__Exercise objective__: Reproduce each line of the material exactly, minus any picture.

__Information shown__:
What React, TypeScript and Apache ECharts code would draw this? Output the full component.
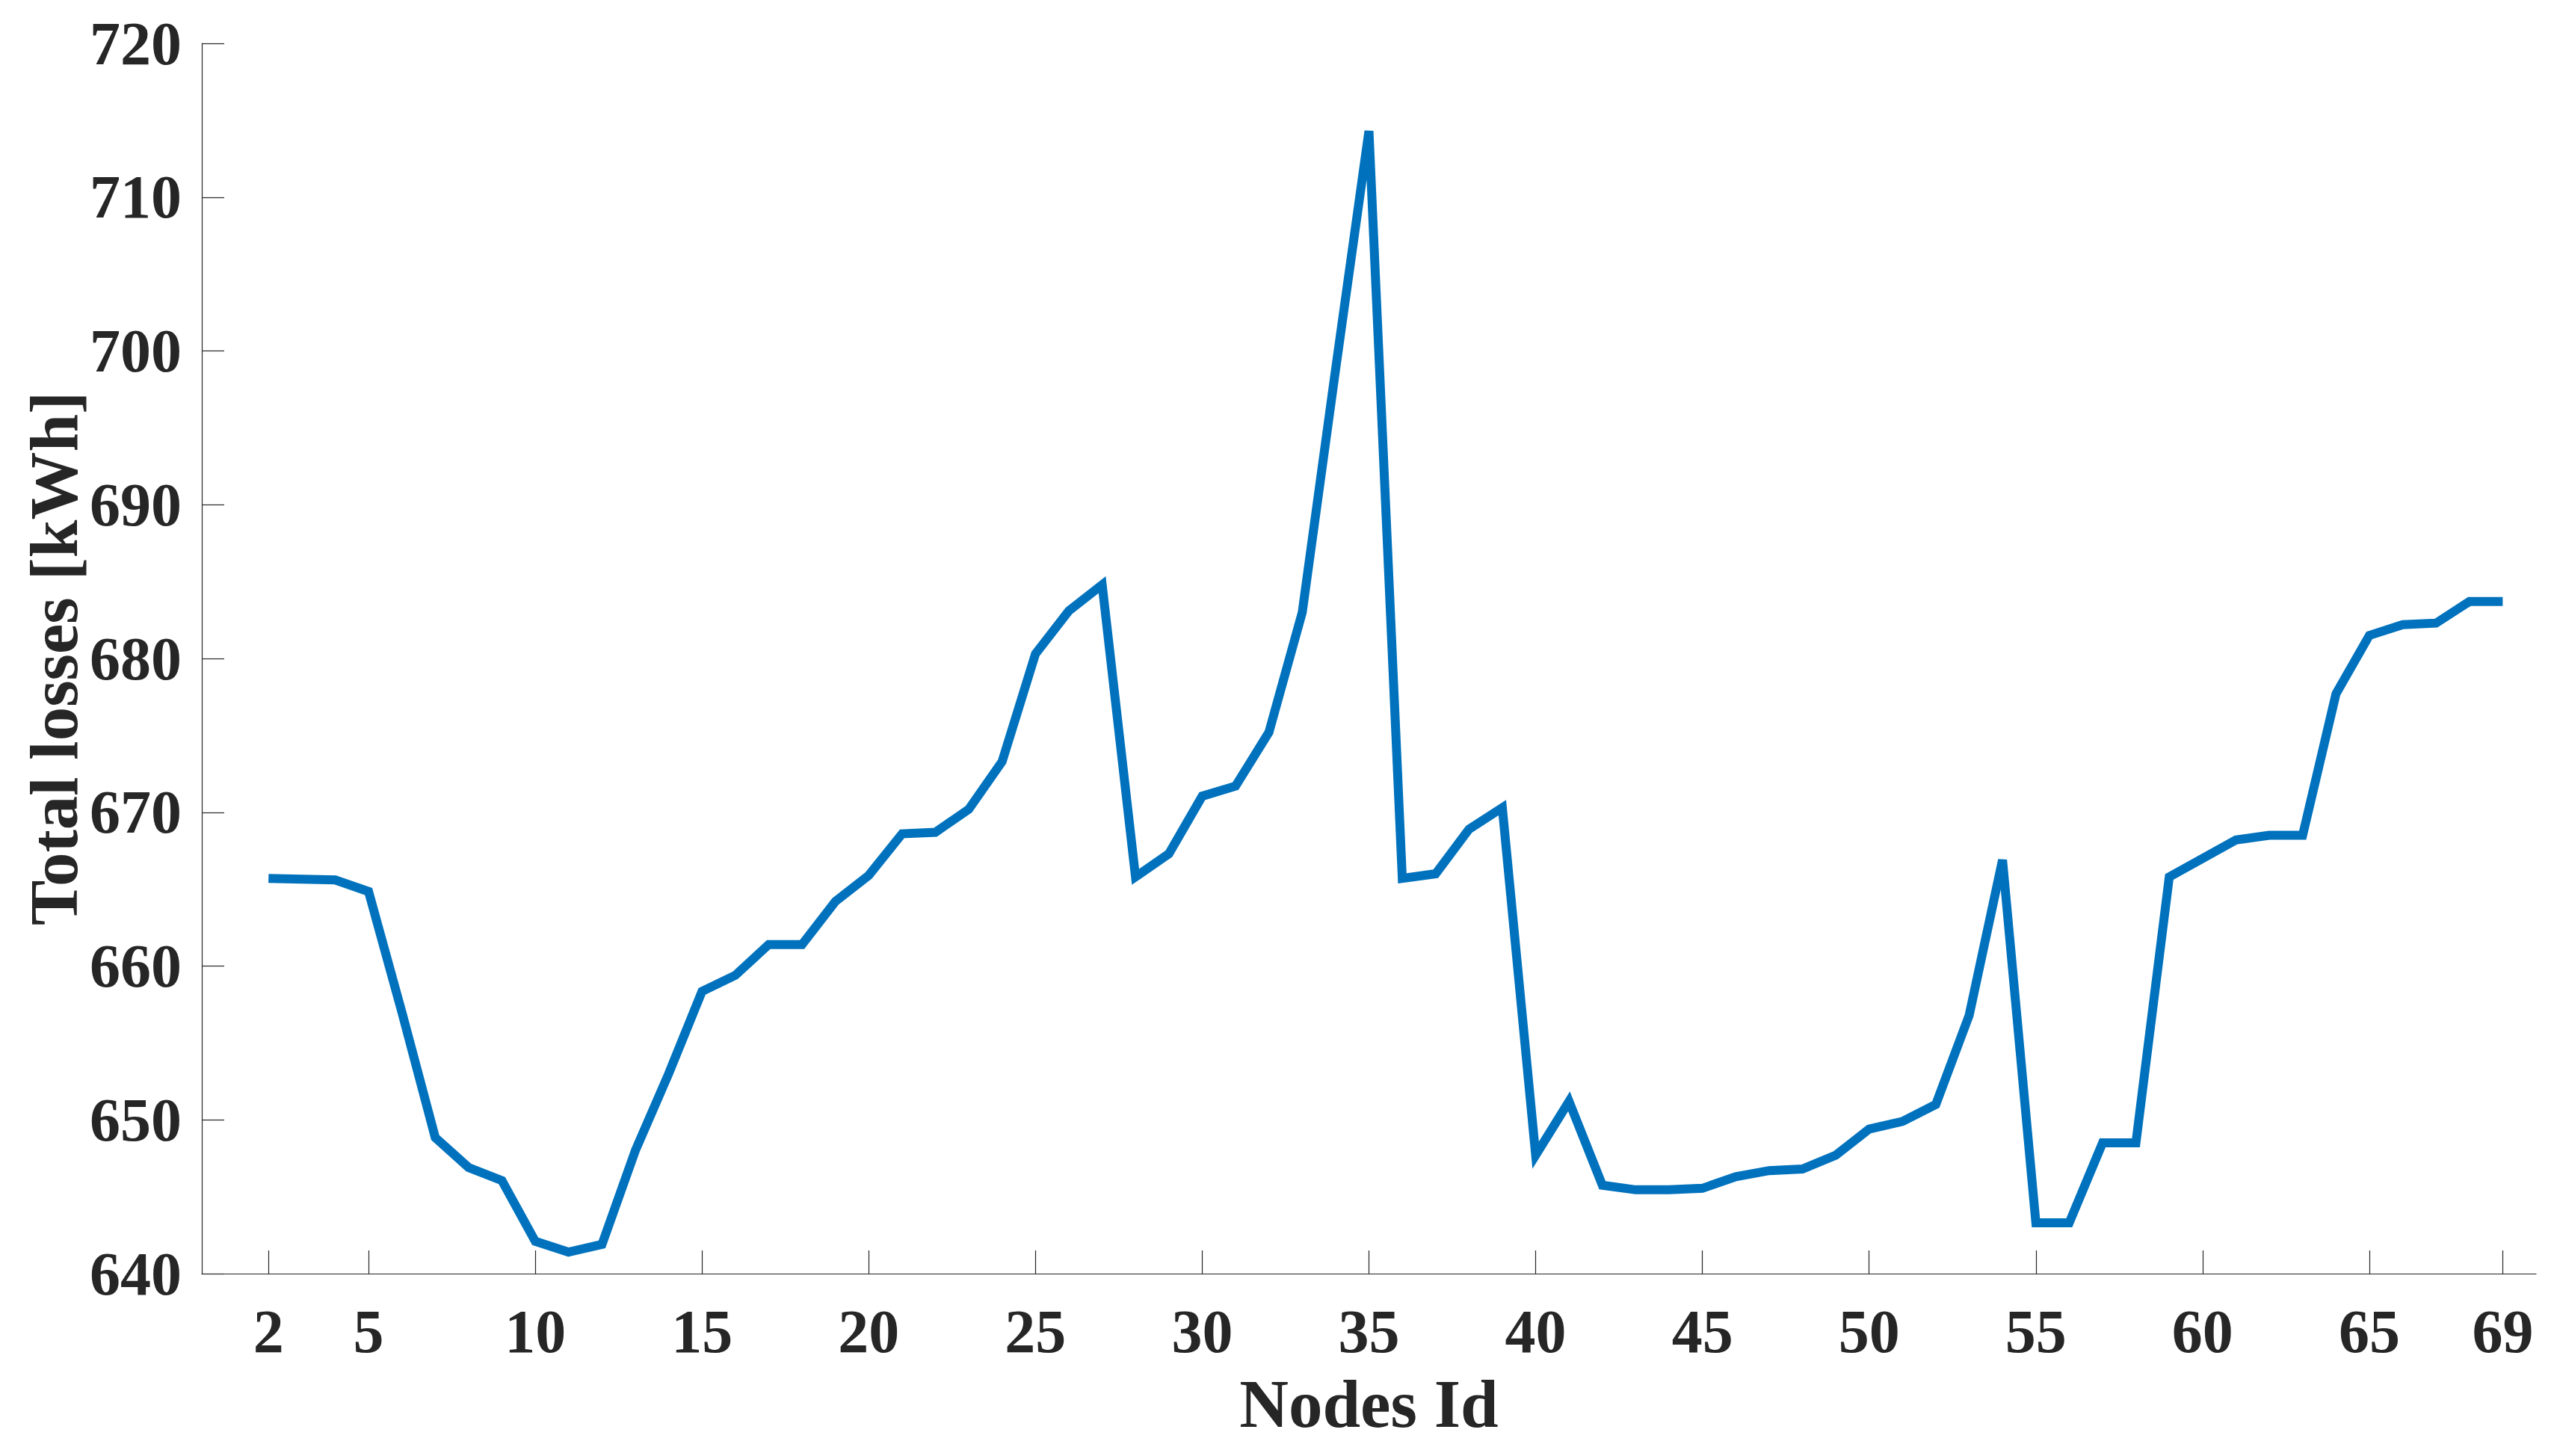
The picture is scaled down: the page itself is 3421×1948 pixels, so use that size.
import React, { useEffect, useRef } from "react";
import * as echarts from "echarts";

const nodeIds = [
  2, 3, 4, 5, 6, 7, 8, 9, 10, 11, 12, 13, 14, 15, 16, 17, 18, 19, 20, 21, 22, 23, 24, 25, 26, 27,
  28, 29, 30, 31, 32, 33, 34, 35, 36, 37, 38, 39, 40, 41, 42, 43, 44, 45, 46, 47, 48, 49, 50, 51,
  52, 53, 54, 55, 56, 57, 58, 59, 60, 61, 62, 63, 64, 65, 66, 67, 68, 69,
];

const totalLosses = [
  665.7, 665.65, 665.6, 664.85, 657.0, 648.85, 646.9, 646.05, 642.1, 641.4, 641.9, 648.0, 653.0,
  658.35, 659.4, 661.4, 661.4, 664.2, 665.9, 668.6, 668.7, 670.2, 673.3, 680.3, 683.1, 684.8,
  665.8, 667.3, 671.05, 671.7, 675.2, 683.0, 698.8, 714.3, 665.7, 666.0, 668.9, 670.3, 647.7,
  651.2, 645.75, 645.45, 645.45, 645.55, 646.3, 646.7, 646.8, 647.7, 649.4, 649.9, 651.0, 656.8,
  666.9, 643.3, 643.3, 648.5, 648.5, 665.8, 667.0, 668.2, 668.5, 668.5, 677.7, 681.5, 682.2,
  682.3, 683.7, 683.7,
];

const xTickValues = [2, 5, 10, 15, 20, 25, 30, 35, 40, 45, 50, 55, 60, 65, 69];
const yTickValues = [640, 650, 660, 670, 680, 690, 700, 710, 720];

const xTitle = "Nodes Id";
const yTitle = "Total losses [kWh]";

const W = 3421;
const H = 1948;
const GRID_LEFT = 270;
const GRID_RIGHT = 28;
const GRID_TOP = 58;
const GRID_BOTTOM = 244;

const FONT = "'Liberation Serif', 'Times New Roman', serif";
const INK = "#262626";

export default function App() {
  const ref = useRef<HTMLDivElement>(null);

  useEffect(() => {
    if (!ref.current) return;
    const chart = echarts.init(ref.current, undefined, { renderer: "svg", width: W, height: H });
    const data = nodeIds.map((n, i) => [n, totalLosses[i]]);
    const plotCenterX = GRID_LEFT + (W - GRID_LEFT - GRID_RIGHT) / 2;
    const plotCenterY = GRID_TOP + (H - GRID_TOP - GRID_BOTTOM) / 2;

    chart.setOption({
      animation: false,
      backgroundColor: "#ffffff",
      grid: { left: GRID_LEFT, right: GRID_RIGHT, top: GRID_TOP, bottom: GRID_BOTTOM, containLabel: false },
      xAxis: {
        type: "value",
        min: 0,
        max: 70,
        axisLine: { show: true, onZero: false, lineStyle: { color: INK, width: 1.2 } },
        axisTick: {
          show: true,
          inside: true,
          length: 31,
          customValues: xTickValues,
          lineStyle: { color: INK, width: 1.2 },
        },
        axisLabel: {
          show: true,
          customValues: xTickValues,
          margin: 36,
          fontFamily: FONT,
          fontWeight: "bold",
          fontSize: 82,
          color: INK,
        },
        splitLine: { show: false },
      },
      yAxis: {
        type: "value",
        min: 640,
        max: 720,
        interval: 10,
        axisLine: { show: true, onZero: false, lineStyle: { color: INK, width: 1.2 } },
        axisTick: {
          show: true,
          inside: true,
          length: 30,
          customValues: yTickValues,
          lineStyle: { color: INK, width: 1.2 },
        },
        axisLabel: {
          show: true,
          customValues: yTickValues,
          margin: 27,
          fontFamily: FONT,
          fontWeight: "bold",
          fontSize: 82,
          color: INK,
        },
        splitLine: { show: false },
      },
      series: [
        {
          type: "line",
          data,
          symbol: "none",
          showSymbol: false,
          lineStyle: { color: "#0072BD", width: 12, join: "miter", cap: "butt" },
          itemStyle: { color: "#0072BD" },
        },
      ],
      graphic: [
        {
          type: "text",
          x: plotCenterX,
          y: 1878,
          style: {
            text: xTitle,
            fontFamily: FONT,
            fontWeight: "bold",
            fontSize: 91,
            fill: INK,
            textAlign: "center",
            textVerticalAlign: "middle",
          },
        },
        {
          type: "text",
          x: 72,
          y: plotCenterY,
          rotation: Math.PI / 2,
          style: {
            text: yTitle,
            fontFamily: FONT,
            fontWeight: "bold",
            fontSize: 91,
            fill: INK,
            textAlign: "center",
            textVerticalAlign: "middle",
          },
        },
      ],
    });

    return () => {
      chart.dispose();
    };
  }, []);

  return (
    <div
      ref={ref}
      style={{ position: "fixed", left: 0, top: 0, width: W, height: H, background: "#ffffff" }}
    />
  );
}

__Exercise solution__:
What React, TypeScript and Apache ECharts code would draw this? Output the full component.
The picture is scaled down: the page itself is 3421×1948 pixels, so use that size.
import React, { useEffect, useRef } from "react";
import * as echarts from "echarts";

const nodeIds = [
  2, 3, 4, 5, 6, 7, 8, 9, 10, 11, 12, 13, 14, 15, 16, 17, 18, 19, 20, 21, 22, 23, 24, 25, 26, 27,
  28, 29, 30, 31, 32, 33, 34, 35, 36, 37, 38, 39, 40, 41, 42, 43, 44, 45, 46, 47, 48, 49, 50, 51,
  52, 53, 54, 55, 56, 57, 58, 59, 60, 61, 62, 63, 64, 65, 66, 67, 68, 69,
];

const totalLosses = [
  665.7, 665.65, 665.6, 664.85, 657.0, 648.85, 646.9, 646.05, 642.1, 641.4, 641.9, 648.0, 653.0,
  658.35, 659.4, 661.4, 661.4, 664.2, 665.9, 668.6, 668.7, 670.2, 673.3, 680.3, 683.1, 684.8,
  665.8, 667.3, 671.05, 671.7, 675.2, 683.0, 698.8, 714.3, 665.7, 666.0, 668.9, 670.3, 647.7,
  651.2, 645.75, 645.45, 645.45, 645.55, 646.3, 646.7, 646.8, 647.7, 649.4, 649.9, 651.0, 656.8,
  666.9, 643.3, 643.3, 648.5, 648.5, 665.8, 667.0, 668.2, 668.5, 668.5, 677.7, 681.5, 682.2,
  682.3, 683.7, 683.7,
];

const xTickValues = [2, 5, 10, 15, 20, 25, 30, 35, 40, 45, 50, 55, 60, 65, 69];
const yTickValues = [640, 650, 660, 670, 680, 690, 700, 710, 720];

const xTitle = "Nodes Id";
const yTitle = "Total losses [kWh]";

const W = 3421;
const H = 1948;
const GRID_LEFT = 270;
const GRID_RIGHT = 28;
const GRID_TOP = 58;
const GRID_BOTTOM = 244;

const FONT = "'Liberation Serif', 'Times New Roman', serif";
const INK = "#262626";

export default function App() {
  const ref = useRef<HTMLDivElement>(null);

  useEffect(() => {
    if (!ref.current) return;
    const chart = echarts.init(ref.current, undefined, { renderer: "svg", width: W, height: H });
    const data = nodeIds.map((n, i) => [n, totalLosses[i]]);
    const plotCenterX = GRID_LEFT + (W - GRID_LEFT - GRID_RIGHT) / 2;
    const plotCenterY = GRID_TOP + (H - GRID_TOP - GRID_BOTTOM) / 2;

    chart.setOption({
      animation: false,
      backgroundColor: "#ffffff",
      grid: { left: GRID_LEFT, right: GRID_RIGHT, top: GRID_TOP, bottom: GRID_BOTTOM, containLabel: false },
      xAxis: {
        type: "value",
        min: 0,
        max: 70,
        axisLine: { show: true, onZero: false, lineStyle: { color: INK, width: 1.2 } },
        axisTick: {
          show: true,
          inside: true,
          length: 31,
          customValues: xTickValues,
          lineStyle: { color: INK, width: 1.2 },
        },
        axisLabel: {
          show: true,
          customValues: xTickValues,
          margin: 36,
          fontFamily: FONT,
          fontWeight: "bold",
          fontSize: 82,
          color: INK,
        },
        splitLine: { show: false },
      },
      yAxis: {
        type: "value",
        min: 640,
        max: 720,
        interval: 10,
        axisLine: { show: true, onZero: false, lineStyle: { color: INK, width: 1.2 } },
        axisTick: {
          show: true,
          inside: true,
          length: 30,
          customValues: yTickValues,
          lineStyle: { color: INK, width: 1.2 },
        },
        axisLabel: {
          show: true,
          customValues: yTickValues,
          margin: 27,
          fontFamily: FONT,
          fontWeight: "bold",
          fontSize: 82,
          color: INK,
        },
        splitLine: { show: false },
      },
      series: [
        {
          type: "line",
          data,
          symbol: "none",
          showSymbol: false,
          lineStyle: { color: "#0072BD", width: 12, join: "miter", cap: "butt" },
          itemStyle: { color: "#0072BD" },
        },
      ],
      graphic: [
        {
          type: "text",
          x: plotCenterX,
          y: 1878,
          style: {
            text: xTitle,
            fontFamily: FONT,
            fontWeight: "bold",
            fontSize: 91,
            fill: INK,
            textAlign: "center",
            textVerticalAlign: "middle",
          },
        },
        {
          type: "text",
          x: 72,
          y: plotCenterY,
          rotation: Math.PI / 2,
          style: {
            text: yTitle,
            fontFamily: FONT,
            fontWeight: "bold",
            fontSize: 91,
            fill: INK,
            textAlign: "center",
            textVerticalAlign: "middle",
          },
        },
      ],
    });

    return () => {
      chart.dispose();
    };
  }, []);

  return (
    <div
      ref={ref}
      style={{ position: "fixed", left: 0, top: 0, width: W, height: H, background: "#ffffff" }}
    />
  );
}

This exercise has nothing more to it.